**What this task involves**
All lines from the beginning of the listing through the line with "ax.axhline(v, color=grid_c, lw=1.1, zorder=1)" are to be copied word for word; the pictures are not.

**Supplied data**
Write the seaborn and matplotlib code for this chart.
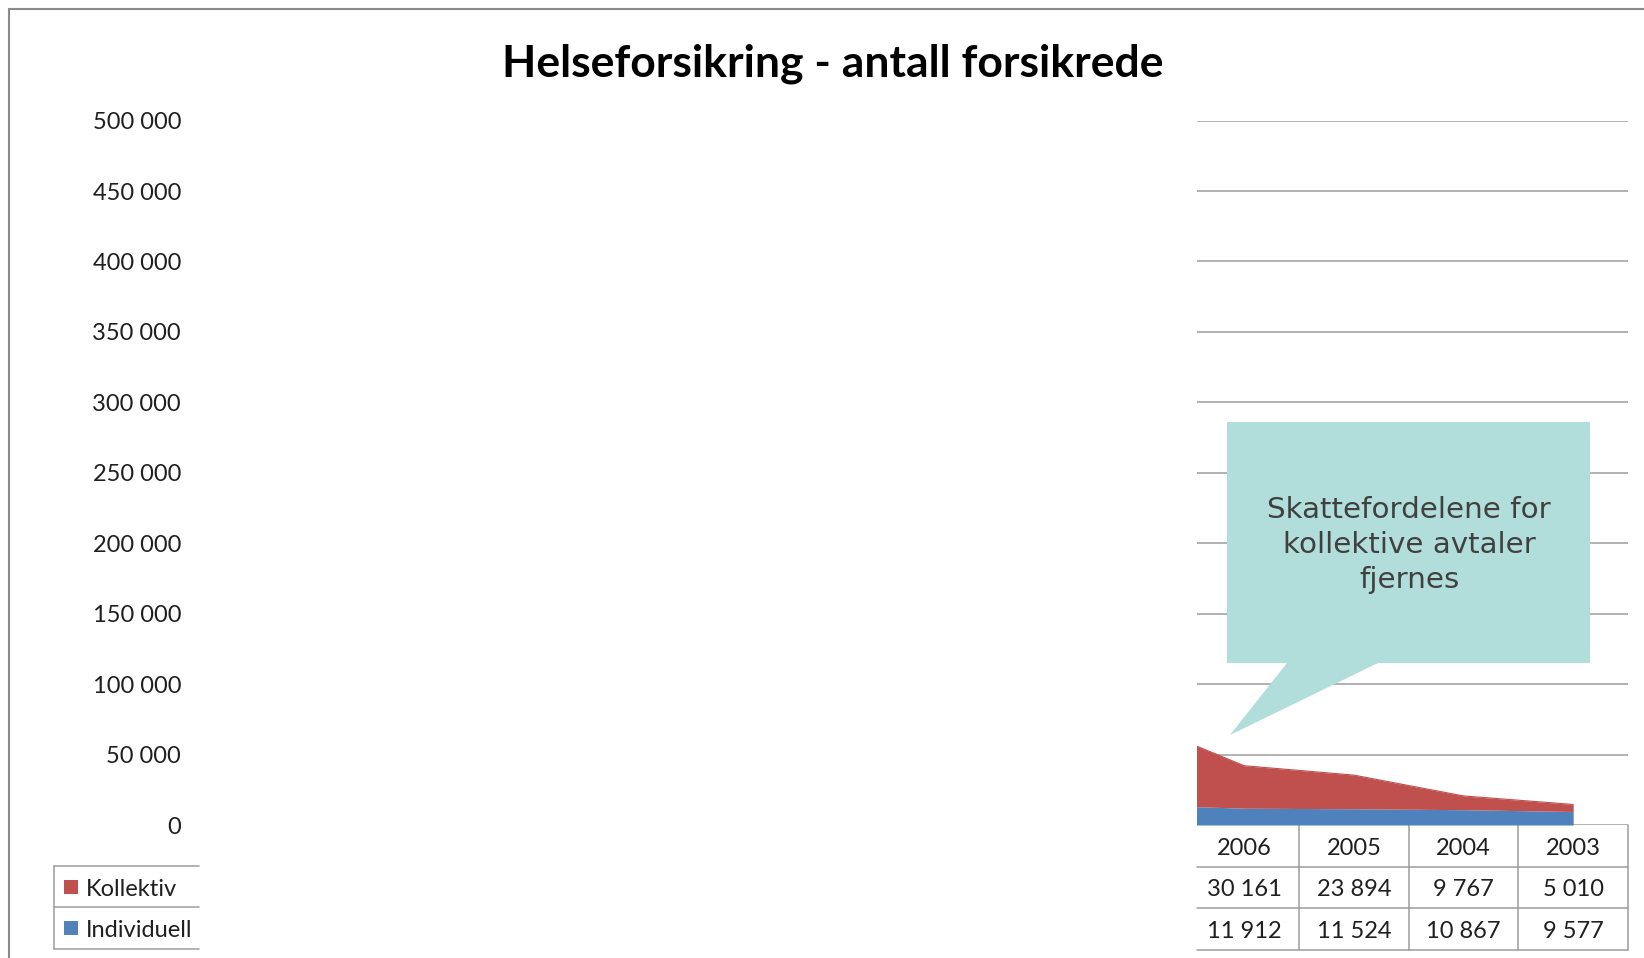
import matplotlib
matplotlib.use("Agg")
import matplotlib.pyplot as plt
from matplotlib.patches import Polygon, Rectangle
from matplotlib.lines import Line2D
import seaborn as sns
import numpy as np

# data (2007 is only partly visible at the left edge, values estimated)
years = ['2007', '2006', '2005', '2004', '2003']
kollektiv = [59800, 30161, 23894, 9767, 5010]
individuell = [14400, 11912, 11524, 10867, 9577]
series_names = ['Kollektiv', 'Individuell']
y_ticks = [0, 50000, 100000, 150000, 200000, 250000, 300000, 350000, 400000, 450000, 500000]
title = 'Helseforsikring - antall forsikrede'
callout = 'Skattefordelene for\nkollektive avtaler\nfjernes'

red = '#C0504D'
blue = '#4F81BD'
grid_c = '#9C9C9C'
txt_c = '#1F1F1F'

sns.set_theme(style='white')
plt.rcParams['font.family'] = ['Lato', 'DejaVu Sans']

W, H = 1644, 958
fig = plt.figure(figsize=(W / 100, H / 100), dpi=100)

def fx(px):
    return px / W

def fy(py):
    return 1 - py / H

ax_left, ax_right, ax_top, ax_bot = 1197, 1628, 120.6, 825
ax = fig.add_axes([fx(ax_left), fy(ax_bot), fx(ax_right - ax_left), (ax_bot - ax_top) / H])

x = np.arange(len(years)) - 1  # 2006 at 0
ind = np.array(individuell)
kol = np.array(kollektiv)
ax.fill_between(x, 0, ind, color=blue, lw=0, zorder=3)
ax.fill_between(x, ind, ind + kol, color=red, lw=0, zorder=3)
sns.lineplot(x=x, y=ind + kol, color=red, lw=0.8, ax=ax, zorder=3)

ax.set_xlim(-0.43, 3.5)
ax.set_ylim(0, 500000)
ax.set_xticks([])
ax.set_yticks(y_ticks)
ax.set_yticklabels([f'{v:,}'.replace(',', ' ') for v in y_ticks], fontsize=17, color=txt_c)
ax.tick_params(axis='y', length=0, pad=(ax_left - 181) * 0.72)
for s in ax.spines.values():
    s.set_visible(False)
for v in y_ticks:
    ax.axhline(v, color=grid_c, lw=1.1, zorder=1)

# data table below the axis
ax_h = ax_bot - ax_top
row_h = 41.5
tr = ax.get_xaxis_transform()
line_ys = [-(row_h * k) / ax_h for k in range(1, 4)]
for ly in line_ys:
    ax.plot([-0.43, 3.5], [ly, ly], color=grid_c, lw=1.1, transform=tr, clip_on=False)
for i in range(len(years) - 1):
    xb = i + 0.5
    if xb > -0.43:
        ax.plot([xb, xb], [0, line_ys[-1]], color=grid_c, lw=1.1, transform=tr, clip_on=False)
rows = [years, [f'{v:,}'.replace(',', ' ') for v in kollektiv], [f'{v:,}'.replace(',', ' ') for v in individuell]]
for r, row in enumerate(rows):
    yc = -(row_h * (r + 0.5) + 2.5) / ax_h
    for xi, val in zip(x, row):
        if xi >= 0:
            ax.text(xi, yc, val, transform=tr, ha='center', va='center', fontsize=17, color=txt_c)

# legend keys at left of the table
for py in [866, 907, 948.5]:
    fig.add_artist(Line2D([fx(54), fx(199)], [fy(py), fy(py)], color=grid_c, lw=1.1))
fig.add_artist(Line2D([fx(54), fx(54)], [fy(866), fy(948.5)], color=grid_c, lw=1.1))
for k, (name, col) in enumerate(zip(series_names, [red, blue])):
    yc = 866 + row_h * (k + 0.5)
    fig.add_artist(Rectangle((fx(64), fy(yc + 7)), fx(14), 14 / H, color=col, lw=0))
    fig.text(fx(86), fy(yc + 2.5), name, ha='left', va='center', fontsize=17, color=txt_c)

# callout
pts = [(1227, 422), (1590, 422), (1590, 663), (1378, 663), (1230, 735), (1287, 663), (1227, 663)]
fig.add_artist(Polygon([(fx(a), fy(b)) for a, b in pts], closed=True, color='#B1DEDA', lw=0, zorder=5))
fig.text(fx(1409), fy(545), callout, ha='center', va='center', fontsize=21.2, color='#404040',
         family=['DejaVu Sans'], linespacing=1.3, zorder=6)

# title
fig.text(fx(833), fy(64), title, ha='center', va='center', fontsize=32, fontweight='bold', color='black')

# outer frame
fig.add_artist(Line2D([fx(9), fx(9)], [fy(9), 0], color='#8A8A8A', lw=1.5))
fig.add_artist(Line2D([fx(9), 1], [fy(9), fy(9)], color='#8A8A8A', lw=1.5))

fig.savefig('out.png', dpi=100)
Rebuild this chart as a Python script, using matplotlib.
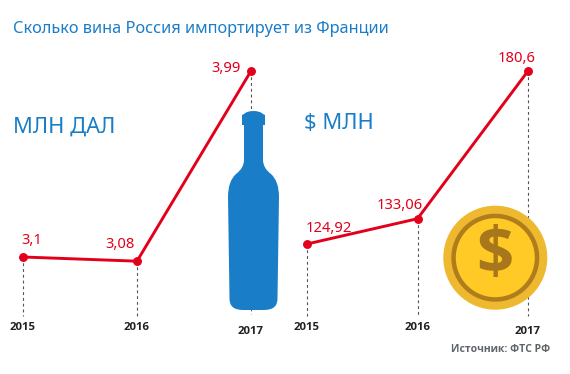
import matplotlib
matplotlib.use("Agg")
import matplotlib.pyplot as plt
from matplotlib.patches import Circle, PathPatch
from matplotlib.path import Path

plt.rcParams['font.family'] = ['Noto Sans', 'DejaVu Sans']

years = [2015, 2016, 2017]
volume = [3.1, 3.08, 3.99]
volume_labels = ['3,1', '3,08', '3,99']
money = [124.92, 133.06, 180.6]
money_labels = ['124,92', '133,06', '180,6']
title = 'Сколько вина Россия импортирует из Франции'
source = 'Источник: ФТС РФ'

W, H = 570, 374
BLUE = '#1a7dc8'
RED = '#e3001b'
DARK = '#222222'

fig = plt.figure(figsize=(W / 100, H / 100), dpi=100, facecolor='white')


def panel(x0, x1, v_a, p_a, v_b, p_b):
    """Full-height axes: years span x0..x1 px; value v_a sits at pixel p_a, v_b at p_b."""
    slope = (v_b - v_a) / (p_b - p_a)
    conv = lambda p: v_a + (p - p_a) * slope
    ax = fig.add_axes([x0 / W, 0, (x1 - x0) / W, 1], zorder=1)
    ax.set_xlim(2015, 2017)
    ax.set_ylim(conv(H), conv(0))
    ax.axis('off')
    return ax, conv


def draw(ax, conv, vals, labels, bottoms, label_px, year_px, label_off):
    for yr, v, b in zip(years, vals, bottoms):
        ax.plot([yr, yr], [v, conv(b)], color='#555555', lw=0.8,
                dashes=(2.6, 2.6), zorder=1, clip_on=False)
    ax.plot(years, vals, color=RED, lw=2.1, zorder=3, clip_on=False,
            solid_capstyle='round', solid_joinstyle='round')
    ax.plot(years, vals, 'o', color=RED, ms=5.4, zorder=4, clip_on=False)
    for yr, lab, lp, yp, off in zip(years, labels, label_px, year_px, label_off):
        ax.annotate(lab, (yr, conv(lp)), xytext=(off, 0), textcoords='offset pixels',
                    color=RED, fontsize=10.6, ha='center', va='center')
        ax.text(yr, conv(yp), str(yr), color=DARK, fontsize=8.2, fontweight='bold',
                family='Open Sans', ha='center', va='center')


axL, convL = panel(23, 251, volume[0], 257, volume[2], 71)
draw(axL, convL, volume, volume_labels, [316, 316, 314], [240, 245, 68],
     [327, 327, 331], [9, -17, -25])

axR, convR = panel(307, 528, money[0], 244, money[2], 71)
draw(axR, convR, money, money_labels, [316, 316, 316], [228, 205, 58],
     [327, 327, 331], [22, -18, -11])

# overlay in pixel coordinates: bottle, coin, headings
top = fig.add_axes([0, 0, 1, 1], zorder=2)
top.set_xlim(0, W)
top.set_ylim(H, 0)
top.axis('off')

M, L, C = Path.MOVETO, Path.LINETO, Path.CURVE3
half = [(253.5, 111), (247, 111), (244, 114), (242, 115), (242, 125), (244, 125), (244, 160),
        (244, 168), (236, 174), (228, 181), (228, 197), (229.5, 298),
        (229, 310), (243, 310), (253.5, 310)]
codes_half = [M, C, C, L, L, L, L, C, C, C, C, L, C, C, L]
mirror = [(507 - x, y) for x, y in half[::-1]]
verts = half + mirror[1:]
codes = codes_half + [C if c == C else L for c in codes_half[:0:-1]]
top.add_patch(PathPatch(Path(verts, codes), fc=BLUE, ec='none'))

cx, cy = 495.3, 257.7
top.add_patch(Circle((cx, cy), 52, fc='#eeb82f', ec='none'))
top.add_patch(Circle((cx, cy), 44, fc='#b07d1d', ec='none'))
top.add_patch(Circle((cx, cy), 39.5, fc='#ffc926', ec='none'))
top.text(cx, cy - 1, '$', color='#a8771c', fontsize=47, fontweight='bold',
         family='Open Sans', ha='center', va='center')

top.text(13, 28.5, title, color=BLUE, fontsize=11.75, ha='left', va='center')
top.text(13, 127, 'МЛН ДАЛ', color=BLUE, fontsize=15.8, ha='left', va='center')
top.text(304, 123, '$ МЛН', color=BLUE, fontsize=15.8, ha='left', va='center')
top.text(550, 350, source, color='#5f6468', fontsize=7.5, fontweight='bold',
         family='Open Sans', ha='right', va='center')

fig.savefig('out.png', dpi=100, facecolor='white')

**Finished task**
Write the seaborn and matplotlib code for this chart.
import matplotlib
matplotlib.use("Agg")
import matplotlib.pyplot as plt
from matplotlib.patches import Polygon, Rectangle
from matplotlib.lines import Line2D
import seaborn as sns
import numpy as np

# data (2007 is only partly visible at the left edge, values estimated)
years = ['2007', '2006', '2005', '2004', '2003']
kollektiv = [59800, 30161, 23894, 9767, 5010]
individuell = [14400, 11912, 11524, 10867, 9577]
series_names = ['Kollektiv', 'Individuell']
y_ticks = [0, 50000, 100000, 150000, 200000, 250000, 300000, 350000, 400000, 450000, 500000]
title = 'Helseforsikring - antall forsikrede'
callout = 'Skattefordelene for\nkollektive avtaler\nfjernes'

red = '#C0504D'
blue = '#4F81BD'
grid_c = '#9C9C9C'
txt_c = '#1F1F1F'

sns.set_theme(style='white')
plt.rcParams['font.family'] = ['Lato', 'DejaVu Sans']

W, H = 1644, 958
fig = plt.figure(figsize=(W / 100, H / 100), dpi=100)

def fx(px):
    return px / W

def fy(py):
    return 1 - py / H

ax_left, ax_right, ax_top, ax_bot = 1197, 1628, 120.6, 825
ax = fig.add_axes([fx(ax_left), fy(ax_bot), fx(ax_right - ax_left), (ax_bot - ax_top) / H])

x = np.arange(len(years)) - 1  # 2006 at 0
ind = np.array(individuell)
kol = np.array(kollektiv)
ax.fill_between(x, 0, ind, color=blue, lw=0, zorder=3)
ax.fill_between(x, ind, ind + kol, color=red, lw=0, zorder=3)
sns.lineplot(x=x, y=ind + kol, color=red, lw=0.8, ax=ax, zorder=3)

ax.set_xlim(-0.43, 3.5)
ax.set_ylim(0, 500000)
ax.set_xticks([])
ax.set_yticks(y_ticks)
ax.set_yticklabels([f'{v:,}'.replace(',', ' ') for v in y_ticks], fontsize=17, color=txt_c)
ax.tick_params(axis='y', length=0, pad=(ax_left - 181) * 0.72)
for s in ax.spines.values():
    s.set_visible(False)
for v in y_ticks:
    ax.axhline(v, color=grid_c, lw=1.1, zorder=1)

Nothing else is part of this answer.